* SOURCE EXCERPT
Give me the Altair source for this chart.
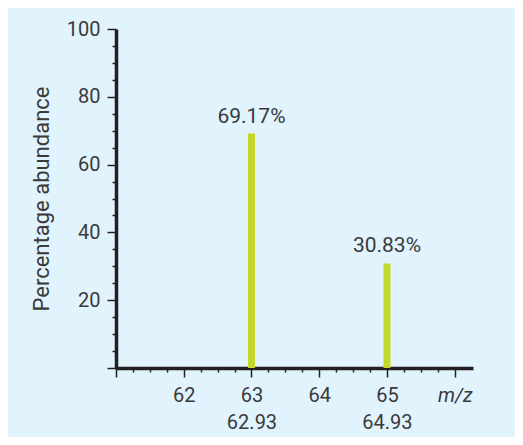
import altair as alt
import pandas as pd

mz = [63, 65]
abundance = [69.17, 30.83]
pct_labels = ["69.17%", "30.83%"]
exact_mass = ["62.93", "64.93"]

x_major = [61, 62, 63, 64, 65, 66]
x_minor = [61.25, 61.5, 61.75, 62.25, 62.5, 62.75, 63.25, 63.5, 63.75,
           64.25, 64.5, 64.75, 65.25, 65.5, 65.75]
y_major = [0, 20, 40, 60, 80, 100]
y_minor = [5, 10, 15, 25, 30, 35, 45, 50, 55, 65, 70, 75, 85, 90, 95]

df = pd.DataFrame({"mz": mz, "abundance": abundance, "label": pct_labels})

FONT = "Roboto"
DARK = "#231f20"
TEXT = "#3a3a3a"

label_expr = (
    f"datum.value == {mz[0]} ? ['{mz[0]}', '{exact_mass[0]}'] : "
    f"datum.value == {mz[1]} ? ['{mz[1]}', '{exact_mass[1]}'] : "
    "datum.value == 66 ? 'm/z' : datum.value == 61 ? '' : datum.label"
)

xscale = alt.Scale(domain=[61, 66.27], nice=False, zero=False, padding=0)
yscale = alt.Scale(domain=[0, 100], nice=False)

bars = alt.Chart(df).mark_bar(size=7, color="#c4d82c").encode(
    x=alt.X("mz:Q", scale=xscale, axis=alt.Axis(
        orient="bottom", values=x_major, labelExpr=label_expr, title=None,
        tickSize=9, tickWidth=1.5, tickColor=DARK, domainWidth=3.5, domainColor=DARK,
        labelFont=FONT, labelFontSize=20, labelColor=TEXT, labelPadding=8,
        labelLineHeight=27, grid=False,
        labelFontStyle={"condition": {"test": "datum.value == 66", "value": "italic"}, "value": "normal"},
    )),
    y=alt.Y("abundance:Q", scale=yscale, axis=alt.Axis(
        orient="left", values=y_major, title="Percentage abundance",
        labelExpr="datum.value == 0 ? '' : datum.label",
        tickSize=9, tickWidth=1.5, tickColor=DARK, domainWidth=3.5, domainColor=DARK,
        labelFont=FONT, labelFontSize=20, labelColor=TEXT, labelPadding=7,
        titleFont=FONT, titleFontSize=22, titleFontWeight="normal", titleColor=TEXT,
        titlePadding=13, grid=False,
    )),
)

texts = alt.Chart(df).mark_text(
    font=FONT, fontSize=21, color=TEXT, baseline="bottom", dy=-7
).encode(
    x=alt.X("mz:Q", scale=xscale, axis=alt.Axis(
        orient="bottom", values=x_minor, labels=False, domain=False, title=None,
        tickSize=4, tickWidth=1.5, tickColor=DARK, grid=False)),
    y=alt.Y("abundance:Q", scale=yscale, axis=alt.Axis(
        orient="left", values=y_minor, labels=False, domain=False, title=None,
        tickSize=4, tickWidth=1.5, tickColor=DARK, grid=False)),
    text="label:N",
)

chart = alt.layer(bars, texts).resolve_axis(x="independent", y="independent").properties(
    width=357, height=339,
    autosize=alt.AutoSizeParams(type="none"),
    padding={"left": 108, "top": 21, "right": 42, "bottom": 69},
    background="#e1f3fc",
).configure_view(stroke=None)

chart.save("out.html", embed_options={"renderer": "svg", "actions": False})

* WHAT TO DO
All the lines above are to be reproduced exactly, except the pictures.

* REPLY TO THE TASK
Give me the Altair source for this chart.
import altair as alt
import pandas as pd

mz = [63, 65]
abundance = [69.17, 30.83]
pct_labels = ["69.17%", "30.83%"]
exact_mass = ["62.93", "64.93"]

x_major = [61, 62, 63, 64, 65, 66]
x_minor = [61.25, 61.5, 61.75, 62.25, 62.5, 62.75, 63.25, 63.5, 63.75,
           64.25, 64.5, 64.75, 65.25, 65.5, 65.75]
y_major = [0, 20, 40, 60, 80, 100]
y_minor = [5, 10, 15, 25, 30, 35, 45, 50, 55, 65, 70, 75, 85, 90, 95]

df = pd.DataFrame({"mz": mz, "abundance": abundance, "label": pct_labels})

FONT = "Roboto"
DARK = "#231f20"
TEXT = "#3a3a3a"

label_expr = (
    f"datum.value == {mz[0]} ? ['{mz[0]}', '{exact_mass[0]}'] : "
    f"datum.value == {mz[1]} ? ['{mz[1]}', '{exact_mass[1]}'] : "
    "datum.value == 66 ? 'm/z' : datum.value == 61 ? '' : datum.label"
)

xscale = alt.Scale(domain=[61, 66.27], nice=False, zero=False, padding=0)
yscale = alt.Scale(domain=[0, 100], nice=False)

bars = alt.Chart(df).mark_bar(size=7, color="#c4d82c").encode(
    x=alt.X("mz:Q", scale=xscale, axis=alt.Axis(
        orient="bottom", values=x_major, labelExpr=label_expr, title=None,
        tickSize=9, tickWidth=1.5, tickColor=DARK, domainWidth=3.5, domainColor=DARK,
        labelFont=FONT, labelFontSize=20, labelColor=TEXT, labelPadding=8,
        labelLineHeight=27, grid=False,
        labelFontStyle={"condition": {"test": "datum.value == 66", "value": "italic"}, "value": "normal"},
    )),
    y=alt.Y("abundance:Q", scale=yscale, axis=alt.Axis(
        orient="left", values=y_major, title="Percentage abundance",
        labelExpr="datum.value == 0 ? '' : datum.label",
        tickSize=9, tickWidth=1.5, tickColor=DARK, domainWidth=3.5, domainColor=DARK,
        labelFont=FONT, labelFontSize=20, labelColor=TEXT, labelPadding=7,
        titleFont=FONT, titleFontSize=22, titleFontWeight="normal", titleColor=TEXT,
        titlePadding=13, grid=False,
    )),
)

texts = alt.Chart(df).mark_text(
    font=FONT, fontSize=21, color=TEXT, baseline="bottom", dy=-7
).encode(
    x=alt.X("mz:Q", scale=xscale, axis=alt.Axis(
        orient="bottom", values=x_minor, labels=False, domain=False, title=None,
        tickSize=4, tickWidth=1.5, tickColor=DARK, grid=False)),
    y=alt.Y("abundance:Q", scale=yscale, axis=alt.Axis(
        orient="left", values=y_minor, labels=False, domain=False, title=None,
        tickSize=4, tickWidth=1.5, tickColor=DARK, grid=False)),
    text="label:N",
)

chart = alt.layer(bars, texts).resolve_axis(x="independent", y="independent").properties(
    width=357, height=339,
    autosize=alt.AutoSizeParams(type="none"),
    padding={"left": 108, "top": 21, "right": 42, "bottom": 69},
    background="#e1f3fc",
).configure_view(stroke=None)

chart.save("out.html", embed_options={"renderer": "svg", "actions": False})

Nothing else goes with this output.